Дж. Янечек, посвятивший значительную часть книги [Janecek 1996a] анализу возможных семантических импликаций в заумных текстах, предлагает также учитывать при интерпретации слова «полынчается» глагол «линчевать», а по поводу слова «душу» отмечает амбивалентность его прочтения в качестве существительного и глагола [Janecek 1996a, 103] – оба предложения вполне невероятны (первое – потому, что из транслитерации русской графемы «ы» английской графемой «y» отнюдь не следует обратное, второе – потому что оно не учитывает метрики текста).
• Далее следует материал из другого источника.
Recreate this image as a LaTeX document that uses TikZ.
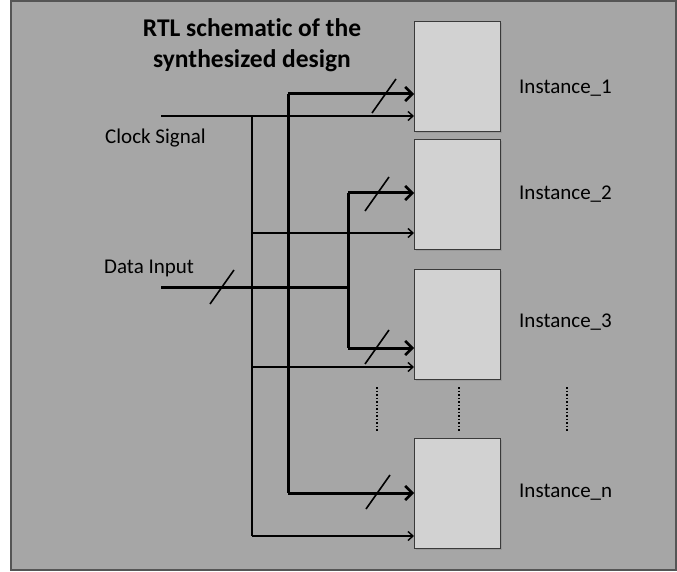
\documentclass[tikz,border=0pt]{standalone}
\usepackage{fontspec}
\setmainfont[Ligatures=CommonOff]{Carlito}
\usetikzlibrary{arrows.meta,shadows,calc}
\definecolor{bg}{HTML}{A6A6A6}
\definecolor{boxfill}{HTML}{D2D2D2}
\definecolor{boxline}{HTML}{3A3A3A}
\definecolor{frame}{HTML}{555555}
\begin{document}
\begin{tikzpicture}[x=1pt,y=-1pt,
  instbox/.style={draw=boxline,line width=1.2pt,fill=boxfill,minimum width=86pt,minimum height=110pt,anchor=north west,inner sep=0pt,
    drop shadow={shadow xshift=1.5pt,shadow yshift=-1.5pt,opacity=0.35}},
  lbl/.style={font=\fontsize{21}{25}\selectfont,inner sep=0pt},
  wire/.style={line width=1.4pt,black},
  wirearr/.style={wire,-{Straight Barb[length=5pt,width=9pt,line width=1.4pt]}},
  bus/.style={line width=3pt,black},
  busarr/.style={bus,-{Straight Barb[length=7pt,width=14pt,line width=2.6pt]}},
  slashmark/.style={line width=1.6pt,black},
  dots/.style={line width=1.5pt,dotted,black}]
\useasboundingbox (0,0) rectangle (677,572);
\draw[fill=bg,draw=frame,line width=2pt] (11,1) rectangle (676,570);

% title
\node[font=\bfseries\fontsize{25.5}{31}\selectfont,align=center,inner sep=0pt] (title) at (252,45) {RTL schematic of the\\synthesized design};

% instances
\node[instbox] (b1) at (414,21) {};
\node[instbox] (b2) at (414,139) {};
\node[instbox] (b3) at (414,269) {};
\node[instbox] (bn) at (414,438) {};

\node[lbl,anchor=west] (l1) at (519,88) {Instance\_1};
\node[lbl,anchor=west] (l2) at (519,194) {Instance\_2};
\node[lbl,anchor=west] (l3) at (519,322) {Instance\_3};
\node[lbl,anchor=west] (ln) at (519,492) {Instance\_n};

\node[lbl,anchor=west] (clk) at (105,138) {Clock Signal};
\node[lbl,anchor=west] (din) at (104,268) {Data Input};

% clock wiring
\coordinate (cs) at (161,116);
\coordinate (cj) at (252,116);
\coordinate (cb) at (252,536);
\coordinate (y2c) at (0,233);
\coordinate (y3c) at (0,367);
\coordinate (ync) at (0,536);
\draw[wirearr] (cs) -- (b1.west |- cs);
\draw[wire] (cj) -- (cb);
\draw[wirearr] (cj |- y2c) -- (b2.west |- y2c);
\draw[wirearr] (cj |- y3c) -- (b3.west |- y3c);
\draw[wirearr] (cb) -- (bn.west |- ync);

% data bus
\coordinate (ds) at (161,287);
\coordinate (dj) at (288,287);
\coordinate (dk) at (348,287);
\coordinate (dt) at (288,94);
\coordinate (db) at (288,493);
\coordinate (kt) at (348,193);
\coordinate (kb) at (348,348);
\draw[bus] (ds) -- (dk);
\draw[bus] (dt) -- (db);
\draw[busarr] (dt) -- (b1.west |- dt);
\draw[busarr] (db) -- (bn.west |- db);
\draw[bus] (kt) -- (kb);
\draw[busarr] (kt) -- (b2.west |- kt);
\draw[busarr] (kb) -- (b3.west |- kb);

% bus width slashes
\foreach \x/\y in {222/287, 384/96, 377/194, 377/347, 378/492}
  \draw[slashmark] (\x-12,\y+17) -- (\x+12,\y-17);

% continuation dots
\draw[dots] (377,387) -- (377,432);
\draw[dots] (459,387) -- (459,432);
\draw[dots] (567,387) -- (567,432);
\end{tikzpicture}
\end{document}
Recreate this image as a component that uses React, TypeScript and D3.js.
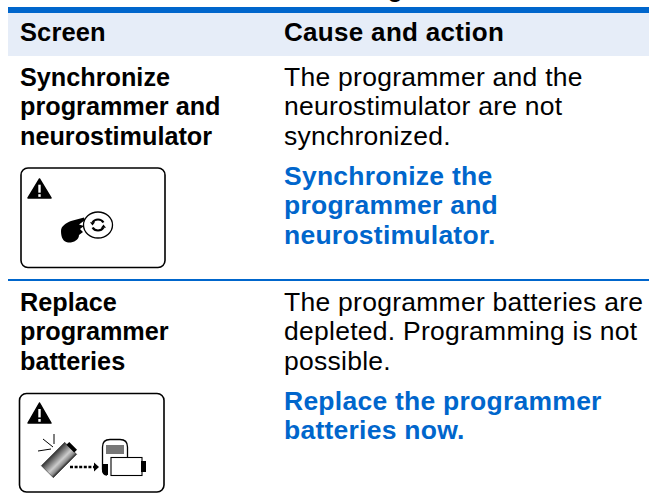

Зато слово «полынчается» соблазнительно рассмотреть как результат словосложения «полынь» + «*чается» (от «чаять» с учетом «отчаяться»): обнаружение у Гнедова такого приема сделало бы еще более явной связь «Смерти искусству!» с рассматриваемыми далее моностихами Чернакоты-Галкина и Василия Каменского.

227

Гнедовский «звукопас» имел особую судьбу в русской поэзии, попав в дальнейшем в стихотворение Осипа Мандельштама «От сырой простыни говорящая…» (1935), – на это обратили внимание Е.А. Тоддес [Тоддес 2005, 441–442] (напрасно, впрочем, увязывавший эту неожиданную перекличку с возникновением у Мандельштама под впечатлением от звукового кино интересом к «футуристической эстетике и ее “технократическому” аспекту»: как раз к этому аспекту футуристической эстетики Гнедов не имеет касательства) и Р.Д. Тименчик [Тименчик 2008, 427]; из строки «Знать, нашелся на рыб звукопас» видно, что для Мандельштама семантика этого слова вполне отчетлива.

228

В некотором роде этот прием Гнедова предвосхищает один из системообразующих приемов Льва Рубинштейна, у которого на карточках систематически предъявляются семантически опустошенные, с дефектной референцией фразы типа «Он и полезней, и вкусней». Вообще довольно-таки отчаянные поиски корней и претекстов для поэзии Рубинштейна, приводящие разных специалистов к самым отдаленным и экзотическим аналогиям [Kolchinsky 2001, 98], заставляют задуматься о том, что «Смерть искусству!» в этом качестве была бы не хуже многого другого.

229

Ср.: «Футуристы изживали всё, что бросало тень на их принципиальный разрыв с психологией» [Васильев 1995, 36].

230

Другие интерпретации, предложенные Йенсеном в той же работе, – прочтение «ю» как древнерусской формы указательного местоимения женского рода в винительном падеже или визуальное восприятие буквы Ю как комбинации единицы и нуля, – кажутся малоправдоподобными, хотя и укладываются в его понимание значения заумного текста как продукта читательского творчества.

231

Несмотря на это, к той же догадке, что и Йенсен, вновь приходит Ж. – Ф. Жаккар [Жаккар 2011, 52].